Saturday, June 9, 2007

Un-rhyming Scribbles

I had actually just spent half an hour, crafting a piece, which should have a place here on Chemical Shooter for it contains thoughts from all 4 shooters in one. But that shall remain unpublished for it was written as food for thought, for one who is in need of some Mango Liquer.

However, as I ponder back on what I wrote, I realised that while I can speak of things that are simple, truthful and rationale, I do not always live by it. And that shall be what is shared today.

Once upon a time, I swore never to live my life by any other person's rules, except my own. While I may have tested the waters on that on more than one occasion, I AM still my own worse enemy, with the many great assumptions and expectations in my head.

Fortunately of-late, I think I am beginning to understand what that 16 year old meant then. And I am slowly shaping the ideals of a 16 year old into the life of a 32 year old.

Puppy says it's cos I no longer fear the need to be fiercely independent. I didn't say it then, but I would now.
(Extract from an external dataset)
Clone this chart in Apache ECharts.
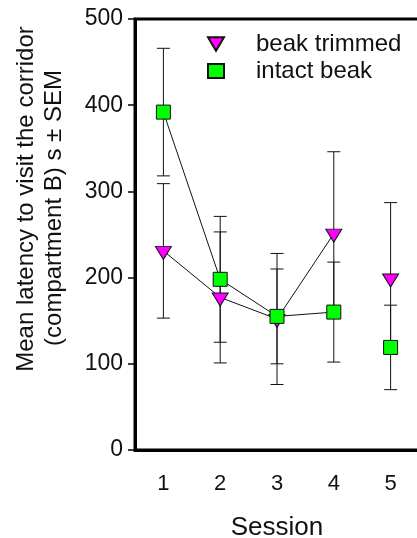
<!DOCTYPE html>
<html>
<head>
<meta charset="utf-8">
<script src="https://cdn.jsdelivr.net/npm/echarts@6/dist/echarts.min.js"></script>
<style>
html,body{margin:0;padding:0;background:#fff;}
#chart{width:417px;height:538px;}
</style>
</head>
<body>
<div id="chart"></div>
<script>
var sessions = ['1', '2', '3', '4', '5'];
var trimmedMean = [231, 177, 152, 251, 199];
var trimmedSem = [78, 76, 76, 95, 88];
var intactMean = [392, 198, 155, 160, 119];
var intactSem = [74, 73, 55, 58, 49];
var yTicks = [0, 100, 200, 300, 400, 500];
var connected = 4; // sessions 1-4 joined by lines

var FONT = 'Liberation Sans, Arial, Helvetica, sans-serif';
var TRI = 'path://M0,0L10,0L5,8.5Z';

function errData(mean, sem) {
  return mean.map(function (m, i) { return [i, m - sem[i], m + sem[i]]; });
}
function lineData(mean) {
  return mean.map(function (m, i) { return i < connected ? [i, m] : [i, null]; });
}
function pointData(mean) {
  return mean.map(function (m, i) { return [i, m]; });
}
function renderErr(params, api) {
  var x = api.value(0);
  var lo = api.coord([x, api.value(1)]);
  var hi = api.coord([x, api.value(2)]);
  var hw = 6.5;
  var st = { stroke: '#111', lineWidth: 1, fill: null };
  return {
    type: 'group',
    children: [
      { type: 'line', shape: { x1: lo[0], y1: lo[1], x2: hi[0], y2: hi[1] }, style: st },
      { type: 'line', shape: { x1: lo[0] - hw, y1: lo[1], x2: lo[0] + hw, y2: lo[1] }, style: st },
      { type: 'line', shape: { x1: hi[0] - hw, y1: hi[1], x2: hi[0] + hw, y2: hi[1] }, style: st }
    ]
  };
}

var chart = echarts.init(document.getElementById('chart'), null, { renderer: 'canvas' });
chart.setOption({
  animation: false,
  backgroundColor: '#fff',
  textStyle: { fontFamily: FONT },
  grid: { left: 135, top: 19, right: -2, bottom: 88, containLabel: false, outerBoundsMode: 'none',
          show: true, borderColor: '#000', borderWidth: 3, backgroundColor: 'transparent' },
  legend: {
    orient: 'vertical', left: 202, top: 27, itemWidth: 16, itemHeight: 14, itemGap: 3,
    textStyle: { fontSize: 24, color: '#111', fontFamily: FONT, padding: [0, 0, 0, 27] },
    data: [{ name: 'beak trimmed', icon: TRI }, { name: 'intact beak', icon: 'rect' }]
  },
  xAxis: {
    type: 'category', data: sessions, boundaryGap: true,
    name: 'Session', nameLocation: 'middle', nameGap: 65,
    nameTextStyle: { fontSize: 26, color: '#111', fontFamily: FONT },
    axisLine: { lineStyle: { color: '#000', width: 3 } },
    axisTick: { alignWithLabel: true, length: 7, lineStyle: { color: '#000', width: 1.5 } },
    axisLabel: { fontSize: 22, color: '#111', margin: 23, fontFamily: FONT },
    splitLine: { show: false }
  },
  yAxis: {
    type: 'value', min: yTicks[0], max: yTicks[yTicks.length - 1], interval: 100,
    axisLine: { show: true, lineStyle: { color: '#000', width: 3 } },
    axisTick: { show: true, length: 7, lineStyle: { color: '#000', width: 1.5 } },
    axisLabel: { fontSize: 23, color: '#111', margin: 12, fontFamily: FONT },
    splitLine: { show: false }
  },
  graphic: [
    { type: 'text', x: 26, y: 199, rotation: Math.PI / 2,
      style: { text: 'Mean latency to visit the corridor', font: '24px ' + FONT, fill: '#111', textAlign: 'center', textVerticalAlign: 'middle' } },
    { type: 'text', x: 54, y: 208, rotation: Math.PI / 2,
      style: { text: '(compartment B) s \u00b1 SEM', font: '24px ' + FONT, fill: '#111', textAlign: 'center', textVerticalAlign: 'middle' } }
  ],
  series: [
    { name: 'trimmedErr', type: 'custom', renderItem: renderErr, data: errData(trimmedMean, trimmedSem), z: 2, encode: { x: 0, y: [1, 2] } },
    { name: 'intactErr', type: 'custom', renderItem: renderErr, data: errData(intactMean, intactSem), z: 2, encode: { x: 0, y: [1, 2] } },
    { name: 'trimmedLine', type: 'line', data: lineData(trimmedMean), showSymbol: false, connectNulls: false, lineStyle: { color: '#111', width: 1 }, z: 3 },
    { name: 'intactLine', type: 'line', data: lineData(intactMean), showSymbol: false, connectNulls: false, lineStyle: { color: '#111', width: 1 }, z: 3 },
    { name: 'beak trimmed', type: 'scatter', data: pointData(trimmedMean), symbol: TRI, symbolSize: [16, 13], symbolOffset: [0, 2],
      itemStyle: { color: '#ff00ff', borderColor: '#111', borderWidth: 1, opacity: 1 }, z: 4 },
    { name: 'intact beak', type: 'scatter', data: pointData(intactMean), symbol: 'rect', symbolSize: 14,
      itemStyle: { color: '#00ff00', borderColor: '#111', borderWidth: 1, opacity: 1 }, z: 5 }
  ]
});
</script>
</body>
</html>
I fully agree.

Twas not the intent of the 16 year old to remain an island ~ she just didn't want to end up as one in a colony.

And the 32 year old understands that now.

And so, with acknowledgment, comes acceptance.

And with acceptance there must be responsibility.

Responsibility to ourself to live our lives as a book, waiting to be written and not as a book already published.

And that's all I've gotta say about that.